Sadly, Coop was too far gone, despite my warnings, to recognize the deeper issues here that would slowly rise to the surface in the ensuing years, proposing a week later in Pennsylvania. After relocating to Atlanta, they didn’t get married for another 2 years during which the glow wore off and her deep rooted unhappiness surfaced in ever varying circumstances. She hated Atlanta, which she repeated incessantly. Everyone she met were either unsophisticated rubes or was antisemitic, a fact she determined through ever more obtuse peregrinations.
They got married, but even before that event Coop was beginning to have buyers' remorse. He told me the day before the wedding that he realized I was right and that he was likely making a big mistake. However, lots of money had been spent on the grand affair, to take place at a temple in San Diego, and hopefully things would work out.
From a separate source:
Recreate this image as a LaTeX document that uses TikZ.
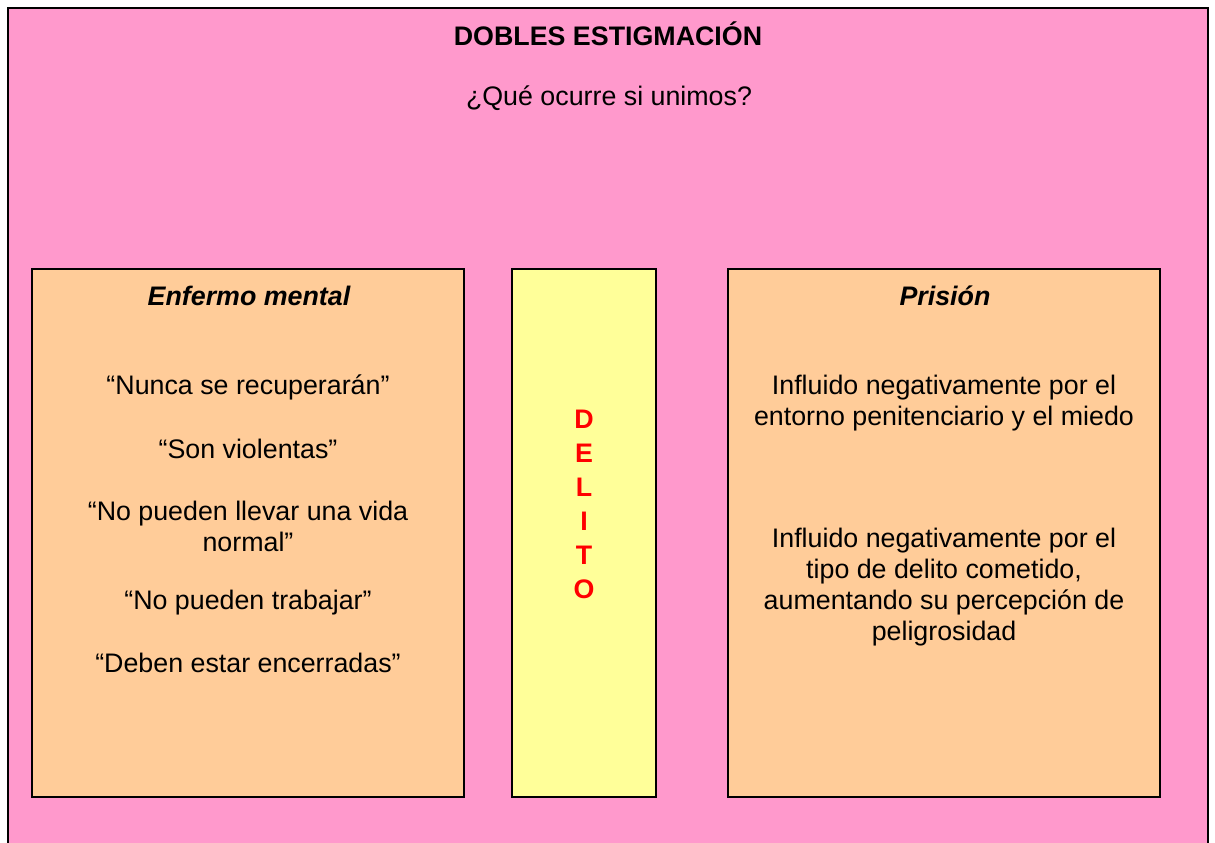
\documentclass[tikz,border=0pt]{standalone}
\usepackage{fontspec}
\setmainfont{Liberation Sans}
\definecolor{bgpink}{HTML}{FF99CC}
\definecolor{boxorange}{HTML}{FFCC99}
\definecolor{boxyellow}{HTML}{FFFF99}
\definecolor{delred}{HTML}{FF0000}
\tikzset{
  panel/.style={draw=black, line width=2pt},
  txt/.style={font=\fontsize{26.8}{31}\selectfont, align=center, inner sep=0pt},
  head/.style={font=\fontsize{26.8}{31}\selectfont\bfseries\itshape, inner sep=0pt},
}
\begin{document}
\begin{tikzpicture}[x=1pt,y=-1pt]
\useasboundingbox (0,0) rectangle (1215,843);
\fill[white] (0,0) rectangle (1215,843);
\draw[panel, fill=bgpink] (8,8) rectangle (1208,860);
\node[font=\fontsize{26.8}{31}\selectfont\bfseries, inner sep=0pt] (title) at (608,34) {DOBLES ESTIGMACIÓN};
\node[txt] (sub) at (609,98) {¿Qué ocurre si unimos?};

\draw[panel, fill=boxorange] (32,269) rectangle (464,797);
\draw[panel, fill=boxyellow] (512,269) rectangle (656,797);
\draw[panel, fill=boxorange] (728,269) rectangle (1160,797);

\node[head] (lh) at (249,296) {Enfermo mental};
\node[txt] (l1) at (248,387) {“Nunca se recuperarán”};
\node[txt] (l2) at (248,449) {“Son violentas”};
\node[txt] (l3) at (248,526) {“No pueden llevar una vida\\normal”};
\node[txt] (l4) at (248,603) {“No pueden trabajar”};
\node[txt] (l5) at (248,663) {“Deben estar encerradas”};

\node[font=\fontsize{26.8}{34}\selectfont\bfseries, text=delred, align=center, inner sep=0pt] (del) at (584,504) {D\\E\\L\\I\\T\\O};

\node[head] (rh) at (945,296) {Prisión};
\node[txt] (r1) at (944,403) {Influido negativamente por el\\entorno penitenciario y el miedo};
\node[txt] (r2) at (944,587) {Influido negativamente por el\\tipo de delito cometido,\\aumentando su percepción de\\peligrosidad};
\end{tikzpicture}
\end{document}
One positive thing did come out of the wedding. Her Rabbi, in Coop’s pre-wedding meeting, which he had insisted on, as a result of his religious agnosticism layered with existential doubt as to the very existence of a supreme being, taught both of us something that he had somehow missed in his childhood indoctrination into the Torah. That is, that one major distinction between Judaism and both Christianity and Islam, is that under Jewish law, at least as interpreted by revisionist doctrine, faith in God was beside the point. You were to be judged, not on your attendance at temple or profession of faith, but rather on your actions. This was something Coop would latch onto and profess repeatedly as the years rolled forward.
Back in Atlanta, Sarah jumped from job to job, with each one populated by the worst sort of people. It all came to a head at a Christmas party at her latest law firm, a place where she assured Coop, that despite the fact several of the partners were Jewish, many held seriously antisemitic attitudes.
The party was enlightening, but not in the way she projected. The people were charming. The partners spoke glowingly of her work. A light bulb or more accurately a 4th of July worthy fireworks display exploded in Coop’s head. The problem was not Atlanta, the lawyers she worked with, or our narrow group of “acceptable” friends. The problem was her. From this moment on, the end was inevitable. Several years, a move back to California, three trial separations, numerous marriage counseling sessions, and one child later, the end finally came, an end (in her delusional mind, a betrayal) that would eat at her even 25 years later at their son’s wedding.
The final verdict was bestowed by a close friend who got to know her after the unhappy couple was back in California, in that far happier time. “You thought she was deep, when in reality she was just depressed.” So much for the checklist bride!